終日、地元の市民相談への対処で時間を費やしました。
私は学生時代に東南アジアの勉強をしていました。インドネシアが好きで、19歳の時にアルバイトで貯めた資金で初めて行った国が同国。ジャカルタにインドネシア人の友人がおり、約1か月ですが現地滞在したことは今も良き経験となっています。
その時にいくつかの学生グループと懇談する機会がありました。もう25年前の話になりますが、「日本の資本がインドネシア経済を蝕んでいる」「搾取されている」という話が結論となっていたのを思い出します。スハルト大統領時代でしたが、長年にわたり日本からのODAがひも付きで、地元に利益が回らない、一部支配層に循環していくといったことが問題視されていました。支援というのも手を差し伸べる側の都合以上に、支援される側の立場にも配慮した在り様というものが求められる、ということを学びました。
適正な言葉ではありませんが、わかりやすく申しますと、「金が欲しいならくれてやるが、俺にも儲けさせろよ」。日本の支援とは実は「支援」とはほど遠い、我田引水そのものだったのではないかと思います。一部の者に富や権限が集中し、社会全体の公益というものが損なわれるからです。これは支援する側、される側の双方に言えることです。
先日、日経新聞によりますと、オリックスや横浜市の水道事業会社などでつくる企業連合はインドネシアで下水道インフラ整備に乗り出すとのこと。所謂「水ビジネス」といわれるものですが、公共が民間競争に入るということ。その原資は公共性の高い水道料金や税となります。
2016年にも稼働する大規模な下水処理場の総合計画立案の受託が決定。施設工事や運営管理まで手がける計画。実現すれば総事業費は1000億円規模と日本勢による海外での下水道の整備事業としては最大規模。今後、官民連携の水道インフラ輸出が加速しそうだとしています。
企業連合にはオリックス、横浜市が100%出資する水道事業会社、横浜ウォーター(横浜市)、水道コンサルの日水コン(東京・新宿)、水処理施設運営の日本ヘルス工業(同・新宿)など7社が参加。
対象となる事業はジャカルタで計画されている生活排水・汚泥処理施設や管路整備など。このほど国際協力機構(JICA)の国際協力事業の枠組みで、建設・資金計画を立案する事業体に内定。これを受け企業連合は建設工事や20~25年程度の運営管理の受託につなげることを目指しています。

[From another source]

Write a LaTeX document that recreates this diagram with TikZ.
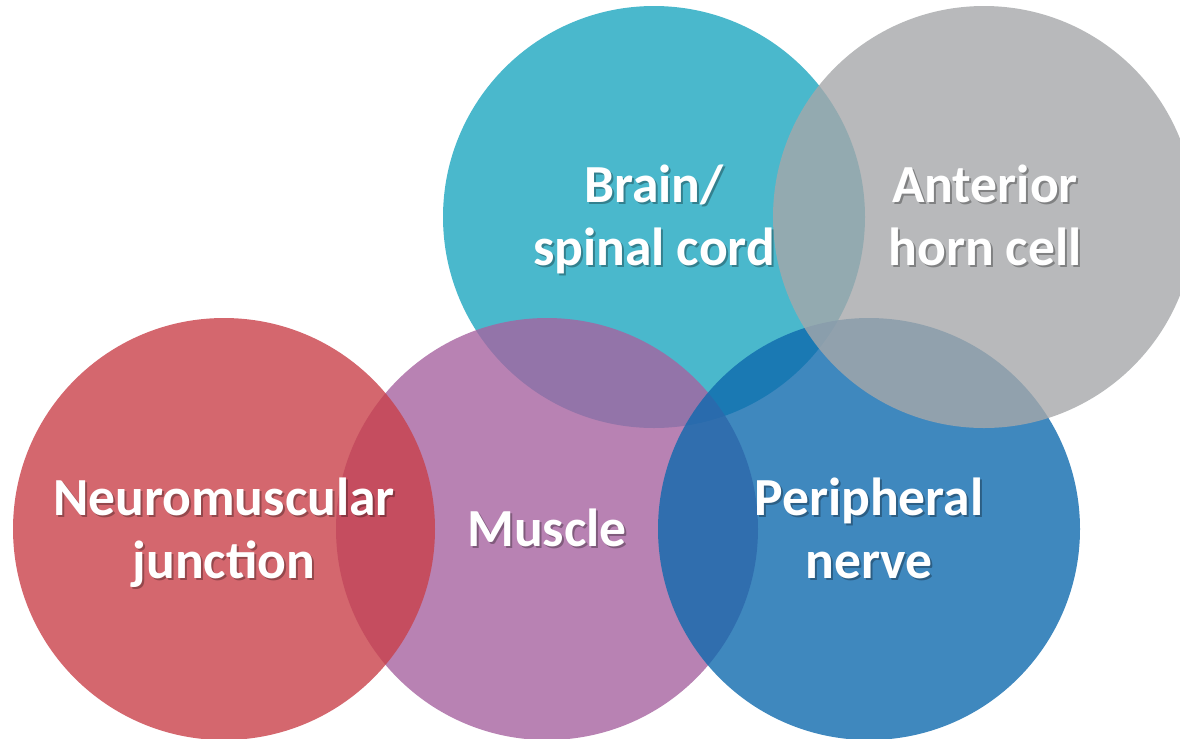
\documentclass[tikz,border=0pt]{standalone}
\usepackage{fontspec}
\setmainfont{Carlito}
\definecolor{cteal}{RGB}{29,166,191}
\definecolor{cgray}{RGB}{166,168,170}
\definecolor{cred}{RGB}{201,65,74}
\definecolor{cpurple}{RGB}{166,99,160}
\definecolor{cblue}{RGB}{15,106,174}
\tikzset{
  disc/.style={fill=#1, fill opacity=0.8, draw=none},
  lbltext/.style={font=\fontsize{30.5}{36}\selectfont\bfseries, text=white, inner sep=0pt, anchor=base},
  lblshadow/.style={font=\fontsize{30.5}{36}\selectfont\bfseries, text=black, text opacity=0.3, inner sep=0pt, anchor=base},
}
\newcommand{\lbl}[4]{%
  \node[lblshadow] (#1s) at (#2+2,#3+2) {#4};
  \node[lbltext] (#1) at (#2,#3) {#4};
}
\begin{document}
\begin{tikzpicture}[x=0.02cm,y=-0.02cm]
\useasboundingbox (0,0) rectangle (1180,738);
\fill[disc=cteal] (654,217) circle[radius=211];
\fill[disc=cpurple] (547,529) circle[radius=211];
\fill[disc=cred] (224,529) circle[radius=211];
\fill[disc=cblue] (869,529) circle[radius=211];
\fill[disc=cgray] (984,217) circle[radius=211];
\lbl{brainA}{654}{202}{Brain/}
\lbl{brainB}{654}{265}{spinal cord}
\lbl{antA}{985}{202}{Anterior}
\lbl{antB}{985}{265}{horn cell}
\lbl{nmjA}{224}{515}{Neuromuscular}
\lbl{nmjB}{224}{578}{junction}
\lbl{mus}{547}{546}{Muscle}
\lbl{perA}{869}{515}{Peripheral}
\lbl{perB}{869}{578}{nerve}
\end{tikzpicture}
\end{document}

人口960万人のジャカルタの面積の2~3割をカバーする大型インフラとなるとのこと。
成功を願うものですが、一方で公共の失敗という言葉あります。民間と組むということに問題があるとは思いませんが、それは収益事業だということ。Y150は民間と組みましたが後始末が大変なになっています。
建設は12年中にも始まり工事費用だけで約500億円となる見通し。現地政府と投資を分担する方式を採用。企業連合は今後、ファンドや特別目的会社(SPC)などを設立し事業化に備えるとしています。
施設の運営管理には横浜ウォーターの出資母体である横浜市水道局も協力する見通し。オリックスがプロジェクトファイナンスを担当するなど、官民が強みを持ち寄り役割を分担するとのこと。
インドネシアでは人口増加や都市化の進展で上下水道インフラの整備が急務になっており、現地政府は14年までにジャカルタを含む主要都市の下水道普及率を現状の約2%から20%に引き上げる計画を打ち出しています。
収益事業はその成否が数字で認識できますし、責任の所在も明確になります。Y150の二の舞はあってはなりません。しかし、こうしたところに投資できるというのは相当潤沢な余剰資金がなくては打てません。
そもそもこの資金は横浜市民の水道料金などから作られたもの。因みに横浜市の上下水道料金は県内で一番番高い状況。市民の皆さんのお声を頂きながら、具体的な目的、目標とともに、責任の所在などの説明を受けた上でどうするかを考えていきたいところです。